### Provided records
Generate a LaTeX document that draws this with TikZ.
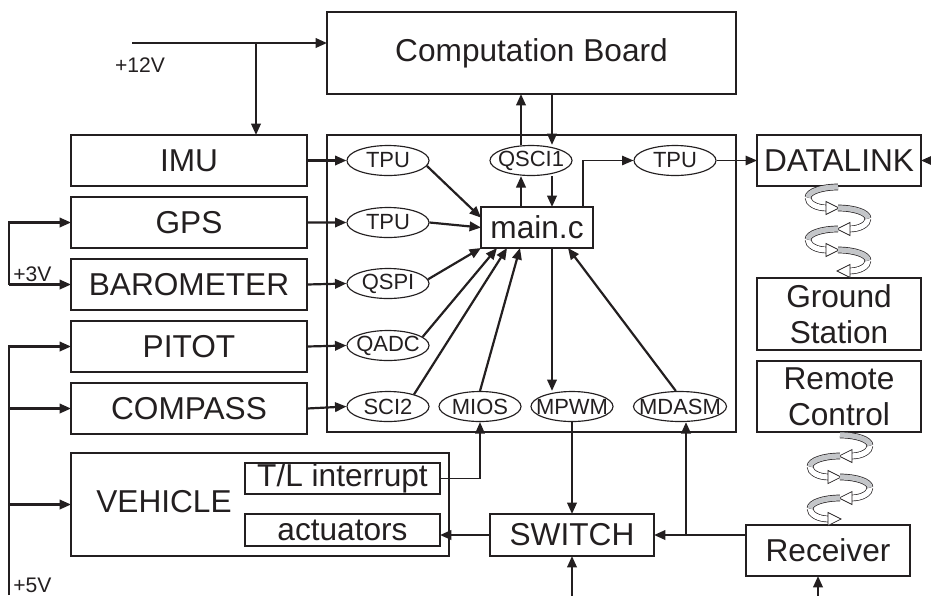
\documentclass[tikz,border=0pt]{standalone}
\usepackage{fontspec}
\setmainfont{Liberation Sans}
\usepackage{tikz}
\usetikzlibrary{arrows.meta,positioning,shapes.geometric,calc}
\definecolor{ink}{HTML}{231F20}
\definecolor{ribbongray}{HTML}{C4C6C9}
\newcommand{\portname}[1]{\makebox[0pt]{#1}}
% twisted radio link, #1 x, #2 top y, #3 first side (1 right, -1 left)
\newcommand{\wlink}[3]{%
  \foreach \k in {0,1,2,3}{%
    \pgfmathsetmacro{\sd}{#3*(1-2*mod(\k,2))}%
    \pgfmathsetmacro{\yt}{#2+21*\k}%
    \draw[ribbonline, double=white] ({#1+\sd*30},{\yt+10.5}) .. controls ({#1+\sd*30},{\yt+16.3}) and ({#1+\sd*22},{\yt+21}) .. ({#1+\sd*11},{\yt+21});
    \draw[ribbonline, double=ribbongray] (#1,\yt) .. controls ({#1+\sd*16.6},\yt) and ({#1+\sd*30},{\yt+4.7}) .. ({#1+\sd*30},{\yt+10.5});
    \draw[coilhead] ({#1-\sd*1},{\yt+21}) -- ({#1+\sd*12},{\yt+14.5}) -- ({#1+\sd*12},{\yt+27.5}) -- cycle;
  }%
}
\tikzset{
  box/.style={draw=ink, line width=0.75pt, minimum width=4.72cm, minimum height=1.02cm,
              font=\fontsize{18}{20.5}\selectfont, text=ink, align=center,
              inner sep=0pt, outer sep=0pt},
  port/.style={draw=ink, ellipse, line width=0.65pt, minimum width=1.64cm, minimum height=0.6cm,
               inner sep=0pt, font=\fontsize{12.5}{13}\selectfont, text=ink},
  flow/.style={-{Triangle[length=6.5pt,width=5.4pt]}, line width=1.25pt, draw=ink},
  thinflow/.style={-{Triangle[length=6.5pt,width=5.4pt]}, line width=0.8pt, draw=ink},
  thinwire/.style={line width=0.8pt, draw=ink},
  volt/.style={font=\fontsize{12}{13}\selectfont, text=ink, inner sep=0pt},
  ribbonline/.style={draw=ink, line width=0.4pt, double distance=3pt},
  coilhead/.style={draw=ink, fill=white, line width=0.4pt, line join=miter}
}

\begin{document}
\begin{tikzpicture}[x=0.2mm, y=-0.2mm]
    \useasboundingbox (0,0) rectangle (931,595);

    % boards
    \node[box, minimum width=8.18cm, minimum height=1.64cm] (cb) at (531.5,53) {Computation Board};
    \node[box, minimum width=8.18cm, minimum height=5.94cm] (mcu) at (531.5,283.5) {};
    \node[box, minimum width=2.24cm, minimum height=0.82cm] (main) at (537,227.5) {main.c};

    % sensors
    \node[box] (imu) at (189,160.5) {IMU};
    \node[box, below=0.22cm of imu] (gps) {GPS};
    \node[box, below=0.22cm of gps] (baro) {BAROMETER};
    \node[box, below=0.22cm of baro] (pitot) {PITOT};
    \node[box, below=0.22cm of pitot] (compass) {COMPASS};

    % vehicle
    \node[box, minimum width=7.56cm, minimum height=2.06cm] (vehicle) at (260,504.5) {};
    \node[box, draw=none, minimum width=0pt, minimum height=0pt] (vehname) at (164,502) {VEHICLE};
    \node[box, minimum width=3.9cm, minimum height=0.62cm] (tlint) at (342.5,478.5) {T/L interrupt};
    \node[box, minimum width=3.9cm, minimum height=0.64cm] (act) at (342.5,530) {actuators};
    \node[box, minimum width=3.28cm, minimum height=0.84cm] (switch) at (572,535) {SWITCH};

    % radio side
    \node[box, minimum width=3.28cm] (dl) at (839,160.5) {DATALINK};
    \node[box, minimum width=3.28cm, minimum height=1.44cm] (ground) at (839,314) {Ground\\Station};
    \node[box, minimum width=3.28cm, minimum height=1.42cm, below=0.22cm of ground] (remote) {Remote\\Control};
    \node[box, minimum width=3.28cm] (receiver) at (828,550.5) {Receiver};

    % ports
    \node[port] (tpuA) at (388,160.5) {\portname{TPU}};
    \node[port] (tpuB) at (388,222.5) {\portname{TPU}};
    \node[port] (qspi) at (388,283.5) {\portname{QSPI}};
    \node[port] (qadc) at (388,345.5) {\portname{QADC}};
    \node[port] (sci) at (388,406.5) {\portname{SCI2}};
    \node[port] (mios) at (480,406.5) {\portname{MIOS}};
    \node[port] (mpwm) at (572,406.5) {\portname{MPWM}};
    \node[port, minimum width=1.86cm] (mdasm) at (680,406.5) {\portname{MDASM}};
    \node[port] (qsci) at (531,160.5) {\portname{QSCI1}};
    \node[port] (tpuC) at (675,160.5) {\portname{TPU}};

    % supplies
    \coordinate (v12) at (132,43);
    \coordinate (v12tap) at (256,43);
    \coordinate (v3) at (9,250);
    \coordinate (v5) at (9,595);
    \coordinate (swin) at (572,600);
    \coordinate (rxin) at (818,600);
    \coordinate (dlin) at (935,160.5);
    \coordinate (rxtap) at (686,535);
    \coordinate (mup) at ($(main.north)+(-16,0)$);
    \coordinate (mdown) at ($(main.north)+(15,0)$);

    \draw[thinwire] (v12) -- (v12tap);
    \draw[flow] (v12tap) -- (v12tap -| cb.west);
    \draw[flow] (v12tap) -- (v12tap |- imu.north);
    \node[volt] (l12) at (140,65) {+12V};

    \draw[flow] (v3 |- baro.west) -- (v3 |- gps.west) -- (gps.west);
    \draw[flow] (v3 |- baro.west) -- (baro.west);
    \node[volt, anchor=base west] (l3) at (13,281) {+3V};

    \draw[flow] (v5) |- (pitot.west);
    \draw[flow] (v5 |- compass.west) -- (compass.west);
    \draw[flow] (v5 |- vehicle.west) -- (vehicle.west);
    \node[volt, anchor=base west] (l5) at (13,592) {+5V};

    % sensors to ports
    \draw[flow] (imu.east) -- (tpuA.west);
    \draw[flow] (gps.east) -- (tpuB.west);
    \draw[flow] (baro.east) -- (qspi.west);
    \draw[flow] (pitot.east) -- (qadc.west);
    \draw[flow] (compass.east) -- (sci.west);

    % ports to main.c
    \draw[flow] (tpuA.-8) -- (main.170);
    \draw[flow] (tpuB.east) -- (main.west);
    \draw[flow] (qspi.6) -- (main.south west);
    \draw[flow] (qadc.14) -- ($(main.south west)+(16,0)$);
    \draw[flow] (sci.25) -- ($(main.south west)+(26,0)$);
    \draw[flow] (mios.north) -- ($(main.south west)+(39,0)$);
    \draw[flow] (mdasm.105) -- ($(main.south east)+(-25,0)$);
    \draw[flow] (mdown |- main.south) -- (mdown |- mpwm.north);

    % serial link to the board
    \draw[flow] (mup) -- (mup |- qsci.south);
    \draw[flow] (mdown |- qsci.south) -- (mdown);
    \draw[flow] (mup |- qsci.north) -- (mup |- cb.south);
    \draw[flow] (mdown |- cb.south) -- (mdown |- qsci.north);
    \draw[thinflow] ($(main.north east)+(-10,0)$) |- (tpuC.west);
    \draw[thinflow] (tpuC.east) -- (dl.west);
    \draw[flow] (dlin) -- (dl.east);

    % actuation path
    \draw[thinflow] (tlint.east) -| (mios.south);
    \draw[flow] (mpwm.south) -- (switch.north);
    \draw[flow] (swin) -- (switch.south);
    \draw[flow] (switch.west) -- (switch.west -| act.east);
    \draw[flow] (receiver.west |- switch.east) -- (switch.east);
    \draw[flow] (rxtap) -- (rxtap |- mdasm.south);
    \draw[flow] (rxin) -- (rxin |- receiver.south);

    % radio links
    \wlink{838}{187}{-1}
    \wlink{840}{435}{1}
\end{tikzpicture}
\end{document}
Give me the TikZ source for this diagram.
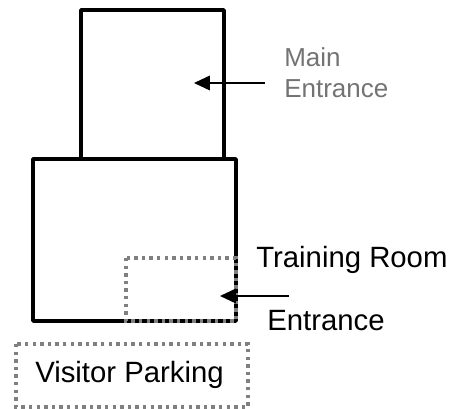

### Task description
Filter the records down to the lines that contain the string "this", and copy those lines.

### Right answer
Generate a LaTeX document that draws this with TikZ.
Give me the TikZ source for this diagram.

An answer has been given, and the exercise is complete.